Over at the fair’s Information Desk, Kathy Osterberg Sobleman was doing her part to help out shoppers. Her name and reputation are well known in the area, as her mother, Susie Osterberg, founded Osterberg’s Mercantile Antiques and Collectibles in Clovis in 1971. The family began assisting folks with estate sales and liquidations in 1974 and Kathy took over the business in 1997; she can be reached at 559-298-4291.
Folks lined up with items for Sobleman to examine. An original Sunbeam electric steam iron and its components, all in their original boxes, bought for $12 was appraised by Sobleman at a at $50-60. The best part of the transaction, the buyer later admitted, was that hidden underneath the instruction booklet was an old Social Security Administration envelope containing $2,000 in cash.
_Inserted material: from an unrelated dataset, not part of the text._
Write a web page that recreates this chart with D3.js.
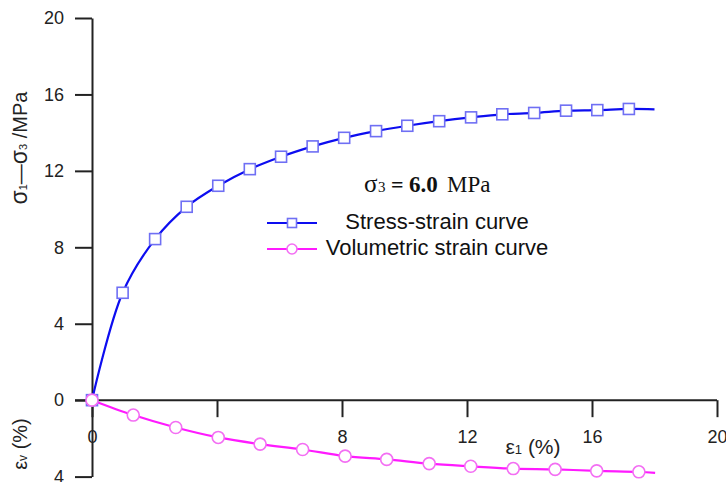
<!DOCTYPE html>
<html>
<head>
<meta charset="utf-8">
<script src="https://cdn.jsdelivr.net/npm/d3@7"></script>
<style>
  body { margin: 0; background: #fff; }
  svg { display: block; }
</style>
</head>
<body>
<div id="chart"></div>
<script>
// stress-strain curve (squares)
const stressX = [0, 0.98, 2.02, 3.03, 4.04, 5.05, 6.05, 7.06, 8.07, 9.09, 10.09, 11.11, 12.13, 13.13, 14.15, 15.17, 16.17, 17.18, 18.0]
const stressY = [0, 5.62, 8.43, 10.12, 11.22, 12.09, 12.74, 13.28, 13.73, 14.08, 14.36, 14.6, 14.8, 14.96, 15.03, 15.15, 15.18, 15.24, 15.22]
// volumetric strain curve (circles), ev in % (drawn downward)
const volX = [0, 1.32, 2.68, 4.04, 5.38, 6.74, 8.10, 9.43, 10.79, 12.12, 13.48, 14.82, 16.15, 17.5, 18.02]
const volY = [0, 0.78, 1.43, 1.95, 2.30, 2.58, 2.93, 3.10, 3.32, 3.46, 3.58, 3.62, 3.70, 3.75, 3.80]

const xTicks = [0, 4, 8, 12, 16, 20]
const xTickLabels = ['0', '', '8', '12', '16', '20']
const yTicks = [-4, 0, 4, 8, 12, 16, 20]

const width = 726
const height = 482

const x = d3.scaleLinear().domain([0, 20]).range([92, 717])
const y = d3.scaleLinear().domain([-4, 20]).range([476.6, 18])

const svg = d3.select('#chart').append('svg')
  .attr('width', width)
  .attr('height', height)
  .attr('xmlns', 'http://www.w3.org/2000/svg')

const axisFont = 'Liberation Sans, Arial, sans-serif'
const serifFont = 'Liberation Serif, Times New Roman, serif'

// --- y axis ---
const yAxis = svg.append('g')
  .attr('transform', `translate(${x(0)},0)`)
  .call(d3.axisLeft(y).tickValues(yTicks).tickSize(17).tickSizeOuter(0).tickPadding(11)
    .tickFormat(d => Math.abs(d)))
yAxis.select('.domain').attr('stroke', '#222').attr('stroke-width', 2)
yAxis.selectAll('.tick line').attr('stroke', '#222').attr('stroke-width', 2)
yAxis.selectAll('.tick text')
  .attr('font-family', axisFont).attr('font-size', 18).attr('fill', '#222')

// --- x axis ---
const xAxis = svg.append('g')
  .attr('transform', `translate(0,${y(0)})`)
  .call(d3.axisBottom(x).tickValues(xTicks).tickSize(17).tickSizeOuter(0)
    .tickFormat((d, i) => xTickLabels[i]))
xAxis.select('.domain').attr('stroke', '#222').attr('stroke-width', 2)
  .attr('d', `M${x(0) - 17},0H${x(20)}`)
xAxis.selectAll('.tick line').attr('stroke', '#222').attr('stroke-width', 2)
xAxis.selectAll('.tick text')
  .attr('y', 43).attr('dy', 0)
  .attr('font-family', axisFont).attr('font-size', 18).attr('fill', '#222')

// --- axis titles ---
const t1 = svg.append('text')
  .attr('transform', 'translate(27,148) rotate(-90)')
  .attr('text-anchor', 'middle')
  .attr('font-family', axisFont).attr('font-size', 20).attr('fill', '#222')
t1.append('tspan').attr('font-size', 23).text('σ')
t1.append('tspan').attr('font-size', 11).text('1')
t1.append('tspan').text('—')
t1.append('tspan').attr('font-size', 23).text('σ')
t1.append('tspan').attr('font-size', 11).text('3')
t1.append('tspan').text(' /MPa')

const t2 = svg.append('text')
  .attr('transform', 'translate(27,444) rotate(-90)')
  .attr('text-anchor', 'middle')
  .attr('font-family', axisFont).attr('font-size', 20).attr('fill', '#222')
t2.append('tspan').text('ε')
t2.append('tspan').attr('font-size', 12).text('v')
t2.append('tspan').text(' (%)')

const t3 = svg.append('text')
  .attr('x', 533).attr('y', 454)
  .attr('text-anchor', 'middle')
  .attr('font-family', axisFont).attr('font-size', 21).attr('fill', '#222')
t3.append('tspan').text('ε')
t3.append('tspan').attr('font-size', 13).text('1')
t3.append('tspan').text(' (%)')

// --- curves ---
const stress = stressX.map((d, i) => ({x: d, y: stressY[i]}))
const vol = volX.map((d, i) => ({x: d, y: -volY[i]}))

const line = d3.line().x(d => x(d.x)).y(d => y(d.y)).curve(d3.curveCatmullRom.alpha(0.5))

svg.append('path').datum(vol)
  .attr('d', line).attr('fill', 'none')
  .attr('stroke', '#ff1aff').attr('stroke-width', 2.2)

svg.append('path').datum(stress)
  .attr('d', line).attr('fill', 'none')
  .attr('stroke', '#0d0df0').attr('stroke-width', 2.2)

const sq = 11
svg.append('g').selectAll('rect')
  .data(stress.slice(0, -1))
  .join('rect')
    .attr('x', d => x(d.x) - sq / 2)
    .attr('y', d => y(d.y) - sq / 2)
    .attr('width', sq).attr('height', sq)
    .attr('fill', '#fff').attr('stroke', '#6f6ff4').attr('stroke-width', 1.6)

svg.append('g').selectAll('circle')
  .data(vol.slice(0, -1))
  .join('circle')
    .attr('cx', d => x(d.x))
    .attr('cy', d => y(d.y))
    .attr('r', 6)
    .attr('fill', '#fff').attr('stroke', '#f36ef3').attr('stroke-width', 1.6)

// --- legend ---
const noteParts = [
  {text: 'σ', x: 364, size: 25, weight: 'normal'},
  {text: '3', x: 378, size: 15, weight: 'normal'},
  {text: '=', x: 391, size: 22, weight: 'bold'},
  {text: '6.0', x: 409, size: 23, weight: 'bold'},
  {text: 'MPa', x: 447, size: 23, weight: 'normal'}
]
svg.append('g').selectAll('text')
  .data(noteParts)
  .join('text')
    .attr('x', d => d.x).attr('y', 192)
    .attr('font-family', serifFont)
    .attr('font-size', d => d.size).attr('font-weight', d => d.weight)
    .attr('fill', '#111')
    .text(d => d.text)

const legend = [
  {label: 'Stress-strain curve', line: '#0d0df0', mark: '#6f6ff4', shape: 'square', y: 223},
  {label: 'Volumetric strain curve', line: '#ff1aff', mark: '#f36ef3', shape: 'circle', y: 249}
]
const lg = svg.append('g').selectAll('g').data(legend).join('g')
lg.append('line')
  .attr('x1', 267).attr('x2', 317).attr('y1', d => d.y).attr('y2', d => d.y)
  .attr('stroke', d => d.line).attr('stroke-width', 2.2)
lg.filter(d => d.shape === 'square').append('rect')
  .attr('x', 292 - 4.5).attr('y', d => d.y - 4.5).attr('width', 9).attr('height', 9)
  .attr('fill', '#fff').attr('stroke', d => d.mark).attr('stroke-width', 1.6)
lg.filter(d => d.shape === 'circle').append('circle')
  .attr('cx', 292).attr('cy', d => d.y).attr('r', 5)
  .attr('fill', '#fff').attr('stroke', d => d.mark).attr('stroke-width', 1.6)
lg.append('text')
  .attr('x', 437).attr('y', d => d.y + 6)
  .attr('text-anchor', 'middle')
  .attr('font-family', axisFont).attr('font-size', 22).attr('fill', '#111')
  .text(d => d.label)
</script>
</body>
</html>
Sobleman identified two little girl bisque figurines as Huebach piano babies, valued at $110 each. She advised the owner to do additional research at the local library or on the Internet, write down what she discovers on a piece of paper, and stuff the paper inside the figurine.
“Whoever inherits these needs to know what they are and what they’re worth,” Sobleman said.
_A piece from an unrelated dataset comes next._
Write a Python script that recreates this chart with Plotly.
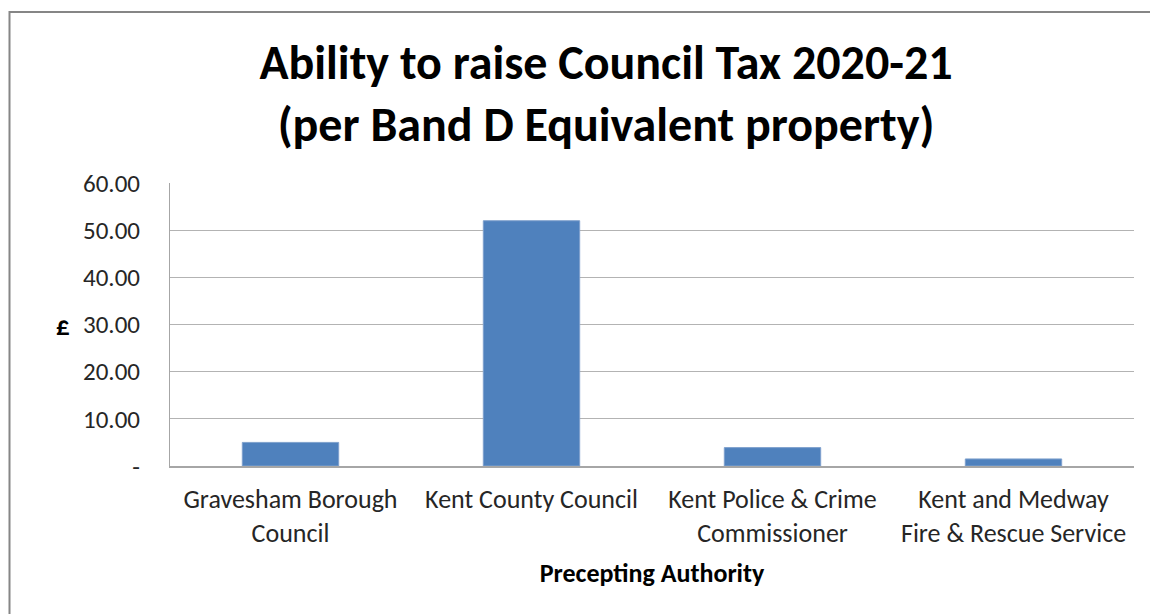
import plotly.graph_objects as go

categories = ["Gravesham Borough<br>Council", "Kent County Council",
              "Kent Police & Crime<br>Commissioner", "Kent and Medway<br>Fire & Rescue Service"]
values = [5.0, 52.0, 3.9, 1.5]
tick_vals = [0, 10, 20, 30, 40, 50, 60]
tick_text = ["-", "10.00", "20.00", "30.00", "40.00", "50.00", "60.00"]

FONT = "Calibri, Carlito, Lato, sans-serif"
W, H = 1150, 614
L, R, T, B = 170, 16, 183, 148
pw, ph = W - L - R, H - T - B

fig = go.Figure(go.Bar(
    x=categories, y=values,
    marker=dict(color="#4F81BD", line=dict(color="#7FA1CD", width=1)),
))

fig.update_layout(
    width=W, height=H,
    margin=dict(l=L, r=R, t=T, b=B),
    paper_bgcolor="white", plot_bgcolor="white",
    bargap=0.6,
    showlegend=False,
    font=dict(family=FONT, color="#262626"),
    title=dict(text="<b>Ability to raise Council Tax 2020-21<br>(per Band D Equivalent property)</b>",
               x=606 / W, xanchor="center",
               y=1 - 79 / H, yanchor="middle",
               font=dict(family=FONT, size=48, color="#000000")),
    xaxis=dict(
        showgrid=False, showline=True, linecolor="#A6A6A6", linewidth=2,
        ticks="", tickfont=dict(size=26, color="#262626"), ticklabelstandoff=9,
        title=dict(text="<b>Precepting Authority</b>", font=dict(size=26, color="#000000"), standoff=16),
    ),
    yaxis=dict(
        range=[0, 60], tickvals=tick_vals, ticktext=tick_text,
        showgrid=True, gridcolor="#B3B3B3", gridwidth=1,
        showline=True, linecolor="#A6A6A6", linewidth=1,
        ticks="", ticklabelstandoff=24, tickfont=dict(size=25, color="#262626"),
        zeroline=False,
    ),
    annotations=[dict(text="<b>£</b>", xref="paper", yref="paper",
                      x=(54 - L) / pw, y=(H - B - 325) / ph, showarrow=False,
                      font=dict(size=27, color="#000000"))],
    shapes=[dict(type="rect", xref="paper", yref="paper",
                 x0=(9.5 - L) / pw, x1=(W + 20 - L) / pw,
                 y0=-(B + 20) / ph, y1=(H - B - 12) / ph,
                 line=dict(color="#868686", width=2), fillcolor="rgba(0,0,0,0)", layer="below")],
)

fig.write_html("out.html")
A four-inch Dutch pottery “tea pot on a stand” liquor bottle was examined and estimated to be worth $40 to $50. The booze had dried up long ago, but the container was in good shape.
“Clean it up gently with some weak soap and a Q-tip, but don’t get the label wet,” Sobleman advised.
A Soviet-era military cap was presented by a 20-something man wondering if the sized hat had belonged to a pilot. “The Russians put wings on most of their medallions. See. It’s got a wheel in the center,” Sobleman said.
Because most Russian soldiers sold off their uniforms and equipment after the fall of the Soviet Union, there are a lot of similar items out there, she said.
“Make sure you put a cedar block inside the cap because the moths will eat it,” she advised. “Better yet, store it in a box with mothballs.”
Sobleman’s check of a tanzanite ring revealed an inclusion — and the need to get a repair on the gold prong holding a diamond.
A fellow brought in a string of pearls and a coral necklace. He’d paid $2 for the coral necklace, which Sobleman identified as real coral, probably made in the ’70s. He bought the pearls for $30. After testing them with her teeth, Sobleman said, “You did a good thing.”
A print of Abe Lincoln in an old frame, Victorian girls in a rose garden, and an oil painting from Oregon of Mount Hood with a hole in it, all got Sobleman’s attention and estimates of value, as did a Chinese worry stone with carved bat, lotus and lucky plum insignias. The piece had been bought by a woman’s 16-year-old son who was too afraid to come to Kathy because he might have gotten taken and he didn’t want to hear the bad news.
“Even with the chip, I’d value it at $45 to $50,” Sobleman said. The mother laughed out loud, as her son only paid $20 for it.
“Keep rubbing it with your hand and the chip will dull in color. It’s made of soapstone,” Sobleman said, touching it to her cheek. “If it was jade, it would feel cold.”
Clovis’ rustic history was brought to life in an informational displays by The Flywheelers Club. A dozen vintage pumps, tractors and corn shellers, all beautifully restored and in working order, were featured. At the other end, volunteers from Fresno Wildlife Rehabilitation brought a red-tailed hawk, an American kestrel, and several owls.
The Old Town Clovis Antiques and Collectibles Fair has established a loyal following in the Central Valley and offers experienced and committed vendors who pay particular attention to establishing long and lasting relationships with their customers.
“We don’t get trends here,” admitted Sobleman, “like they do in San Francisco or New York. Certain items, like signage and real photo photocards, are always valuable.”
Joseph Truskot is a collector and freelance writer based in Salinas, Calif.